En lo que queda de algunos pueblitos del centro de Italia la gente está durmiendo en el suelo. No sé si emociona más ver cómo Giulia, esa niña de diez años, es rescatada viva del amasijo de escombros producido por los temblores que antes fueron su casa o su escuela, u observar los gritos de urgencia y alegría de los bomberos que la sacan de allí, cómo la coge en brazos uno de ellos y la aprieta contra su cuerpo, la niña exhausta tras diecisiete horas semienterrada, alegría y dolor, alegría y dolor, alegría y dolor…

Temblores. Si pensáramos más en nuestra pequeñez cuando la tierra tiembla, si recordáramos el último terremoto que en la madrugada zarandeó nuestra cama en Málaga y tiró cascotes y resquebrajó alguna fachada en Melilla, si comprendiéramos que sólo un grado más en la escala sísmica habrían convertido esa anécdota para contar en la cafetería en una tragedia que uno querría olvidar si estuviese entre los supervivientes, quizá no tendríamos que ver chiquillos con las piernas cortadas por las bombas o llorando abrazados cuando reciben la noticia de la muerte de su hermano en un tiroteo, el último regalo de los vídeos de guerra que inundan la red y los informativos de esta semana.

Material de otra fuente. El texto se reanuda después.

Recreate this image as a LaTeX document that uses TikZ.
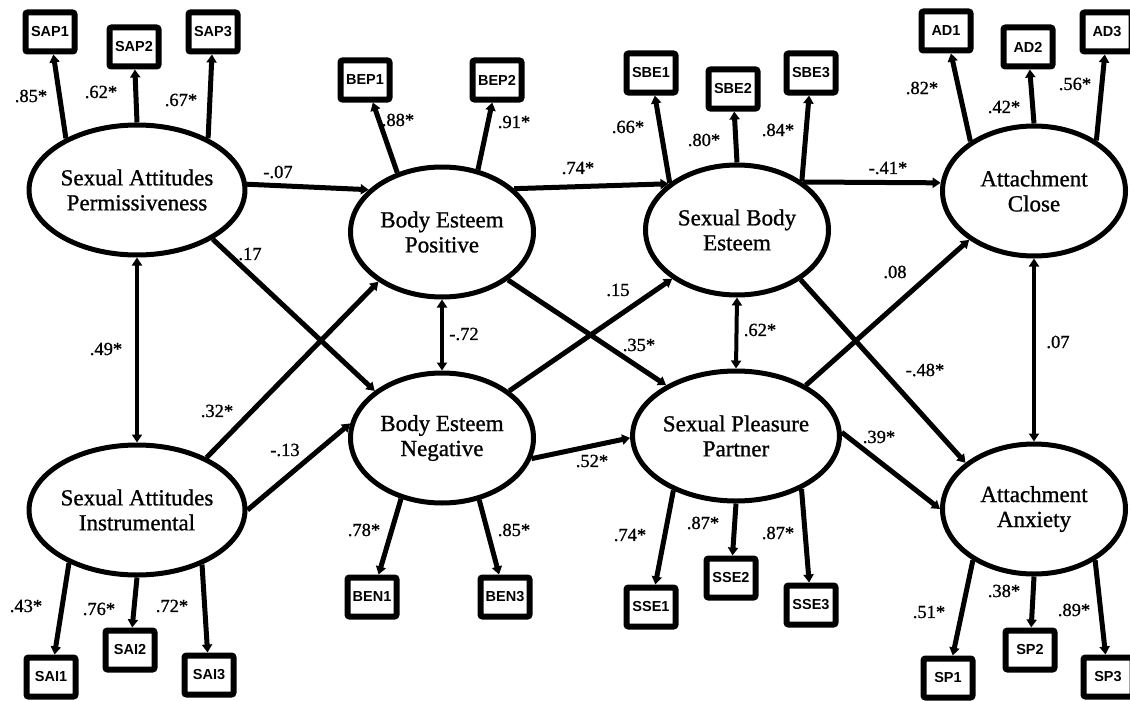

Desde que la internet nos enfrenta al sufrimiento de los inocentes casi en tiempo real cara a cara (ahora que se cumplen 25 años de la apertura de la World Wide Web), ya no sólo sabemos que los cementerios están llenos de personas que murieron antes de tiempo sino de su dolor, para hacer de nuestras vidas, quizá cortas, algo menos malo, rutinario, impávido, inhumano, egoísta, histérico, ansioso, menos cobarde, en fin, que cada uno escoja.

Menos sería más. Y menos depredador y menos avaro. Los resultados del informe que ayer traía en portada La Opinión lo ponen en evidencia. Según el último Observatorio de la Sostenibilidad, basado en datos de Corine Land Cover, un programa del Instituto Geográfico Nacional que es responsabilidad de la Agencia Europea del Medio Ambiente (que no lo firman cuatro hippies, vamos…), más del 80% del litoral malagueño está ya construido y la provincia es, junto a Castellón, la que más cambios ha sufrido en las últimas décadas. Recuerdo en los años 80 cuando poníamos como ejemplo el desarrollismo franquista y su destrucción urbanística del litoral para sumar elementos negativos a la gris dictadura pasada. La lengua de tierra que llega a la Farola, en el puerto malagueño, y sus estentóreos edificios, por ejemplo, nos parecía similar al horror actual de la manga del mar Menor, tan colmatada de apartamentos y hoteles que a vista de pájaro parece a punto de hundirse en esa delicada extensión del Mediterráneo despiadadamente contaminada por los vertidos de un turismo ilimitado.

Ladrillo que no cesa. Pues ahora nos recuerdan, una vez más, que, tan sólo en tregua por la crisis, el ladrillo costero es «el rayo que no cesa» (aunque poco entienda del amoroso verso de Miguel Hernández). El 47% de las construcciones en los dos primeros kilómetros del litoral español se levantó entre 1987 y 2011, al brutal ritmo de dos hectáreas al día. Mientras criticábamos lo que se había construido sin respetar el litoral durante los años 60 y 70 del franquismo, repellábamos los huecos que había dejado sin urbanizar la muerte del dictador y la resaca de algunos escándalos como el de la quiebra de la promotora Sofico, soñando con ser todos como Benidorm. Si no hubiéramos venido vacunados del franquismo, a qué enloquecida velocidad habríamos torreado la costa...

La gallina Turistina. Sé que el modelo económico español necesita la construcción como motor de desarrollo, pero esta depredación de un suelo tan sensible hace que resulte difícil encontrar un hueco por el que ver el mar cuando se conduce desde Manilva a Málaga por la carretera nacional 340, excepto en balates donde habría que construir los edificios sobre el agua (que todo se andará, o nadará, y a pesar de la amenaza probada del cambio climático). Esta implantación del cemento le está reventando el culo a la pobre gallina de los huevos de oro.

Gracias, Pablo. Pero puesto a ser políticamente incorrecto en el uso del lenguaje, me quedo con los huevos de Pablo Ráez, el joven malagueño que ha vuelto a su lucha contra la leucemia en el hospital Clínico, tras diez meses limpio gracias al trasplante de médula de su padre. Resulta admirable que con tan sólo 20 años Pablo demuestra una lucidez tan valiente. Pablo es el mejor reclamo para la donación de médula, y para los Juegos Mundiales de Trasplantados que se celebrarán en Málaga el año que viene. Gracias, Pablo, por hacernos partícipes de tu lucha a través de las redes. Gracias por ayudarnos a despertar. Siempre fuerte, campeón… Porque hoy es sábado.